One wonders how reasonable people (those in the Obama administration, our premier civil rights organization, and even those in the Tea Party who are hard working, decent people who are fearful for their future) could be led down the slippery slope of charges of racism. How an accusation of racism against our nation’s leadership could develop a narrative of its own is frightening. It’s a deadly malady, and we must begin working on a cure.
On the surface, it appears that most of the administration and its supporters were acting out of fear.
The Obama administration didn’t want to be seen as supporting an alleged racist black woman (not bothering to check out her story). They were frightened of the right-wing political machine that immediately went into action trying to impregnate the administration with politically salacious charges.
The NAACP was frightened. The right-wing political backlash is formidable and can be used to destroy even an honorable, historically significant institution like the NAACP.
Look at what right-wing bloggers did to ACORN. (By the way, it was the same Andrew Breitbart who was involved in the fictional prostitution scam that brought down ACORN.) Fear has taken hold of our political system and its leaders are terrified.
There are three take-a-ways from this incident: First, don’t trust right-wing ideologues – Breitbart, Beck, et. al. – to say anything truthful.

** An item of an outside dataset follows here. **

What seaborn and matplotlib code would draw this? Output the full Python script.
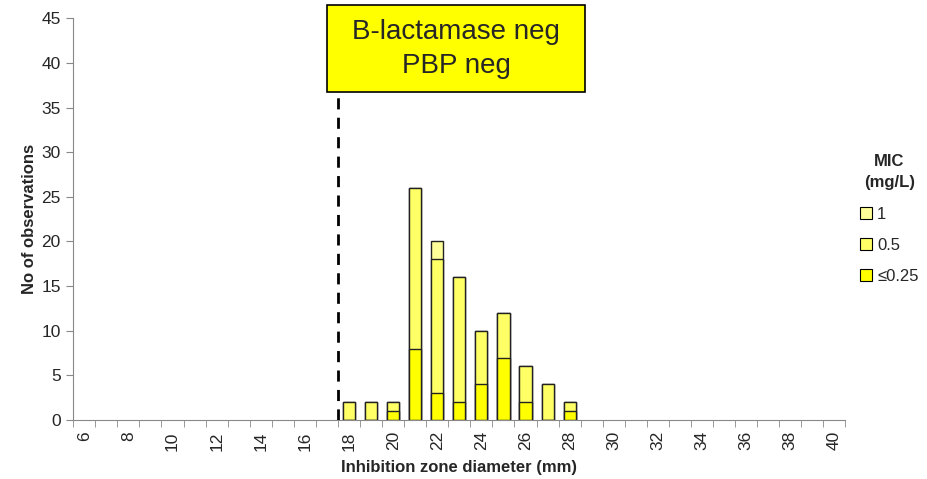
import numpy as np
import pandas as pd
import matplotlib
matplotlib.use("Agg")
import matplotlib.pyplot as plt
from matplotlib.patches import Patch, Rectangle
import seaborn as sns

# zone diameters (mm) and counts per MIC class
diameters = list(range(6, 41))
zones_with_data = [18, 19, 20, 21, 22, 23, 24, 25, 26, 27, 28]
mic_le025 = [0, 0, 1, 8, 3, 2, 4, 7, 2, 0, 1]
mic_05 = [2, 2, 1, 18, 15, 14, 6, 5, 4, 4, 1]
mic_1 = [0, 0, 0, 0, 2, 0, 0, 0, 0, 0, 0]

mic_labels = ["1", "0.5", "\u22640.25"]
colors = {"1": "#FFFF99", "0.5": "#FFFF66", "\u22640.25": "#FFFF00"}

df = pd.DataFrame({"zone": zones_with_data, "le025": mic_le025,
                   "m05": mic_05, "m1": mic_1})
df["top1"] = df["le025"] + df["m05"] + df["m1"]
df["top05"] = df["le025"] + df["m05"]

sns.set_style("white")
plt.rcParams["font.family"] = ["Liberation Sans", "DejaVu Sans"]

fig = plt.figure(figsize=(9.27, 4.79), dpi=100)
ax = fig.add_axes([0.079, 0.123, 0.833, 0.839])

# stacked bars drawn back to front
for col, lab in [("top1", "1"), ("top05", "0.5"), ("le025", "\u22640.25")]:
    sns.barplot(data=df, x="zone", y=col, order=diameters, color=colors[lab],
                saturation=1, width=0.55, edgecolor="#222222", linewidth=1.0,
                ax=ax, zorder=2)

ax.set_ylim(0, 45)
ax.set_yticks(range(0, 46, 5))
ax.set_xlim(-0.5, len(diameters) - 0.5)
ax.set_xticks(np.arange(len(diameters)))
ax.set_xticklabels([str(d) if d % 2 == 0 else "" for d in diameters],
                   rotation=90, fontsize=12.5)
ax.tick_params(axis="y", labelsize=12.5, length=5, color="#888888", direction="out",
               left=True, pad=4)
ax.tick_params(axis="x", length=0, pad=8)
# tick marks between categories
ax.set_xticks(np.arange(len(diameters) + 1) - 0.5, minor=True)
ax.tick_params(axis="x", which="minor", length=5, color="#888888", direction="out", bottom=True)

for s in ["top", "right"]:
    ax.spines[s].set_visible(False)
for s in ["left", "bottom"]:
    ax.spines[s].set_color("#888888")

ax.set_xlabel("Inhibition zone diameter (mm)", fontsize=12, fontweight="bold", labelpad=7)
ax.set_ylabel("No of observations", fontsize=12, fontweight="bold", labelpad=3)

# breakpoint line
bp = diameters.index(18) - 0.5
ax.plot([bp, bp], [0, 36.5], color="black", linestyle=(0, (4, 3)), linewidth=2, zorder=3)

fig.add_artist(Rectangle((0.353, 0.808), 0.278, 0.182, transform=fig.transFigure,
                         facecolor="#FFFF00", edgecolor="black", linewidth=1.2))
fig.text(0.492, 0.897, "B-lactamase neg\nPBP neg", ha="center", va="center",
         fontsize=20, linespacing=1.4)

handles = [Patch(facecolor=colors[l], edgecolor="black", linewidth=0.8) for l in mic_labels]
leg = ax.legend(handles, mic_labels, title="MIC\n(mg/L)", loc="center left",
                bbox_to_anchor=(1.0, 0.5), frameon=False, fontsize=12,
                handlelength=0.7, handleheight=0.7, handletextpad=0.3,
                labelspacing=0.95)
leg.get_title().set_fontweight("bold")
leg.get_title().set_fontsize(12)
leg.get_title().set_multialignment("center")
leg.get_title().set_linespacing(1.5)
leg._legend_box.align = "center"
leg._legend_box.sep = 12

fig.savefig("out.png", dpi=100)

They are only interested in political damage and will lie to achieve it.
Second, The Obama administration and our civil rights organizations must exercise political courage and backbone. Check out information and fight for what is right.
And finally, Shirley Sherrod had an epiphany. Her father was killed by a white farmer and she overcame her rage. She learned to work with the poor, regardless of their race. She helped them. It was what her father had taught her.
It’s what we all need to learn.
• Eugene Paslov is a board member of the Davidson Academy at the University of Nevada, Reno and the former Nevada state superintendent of schools.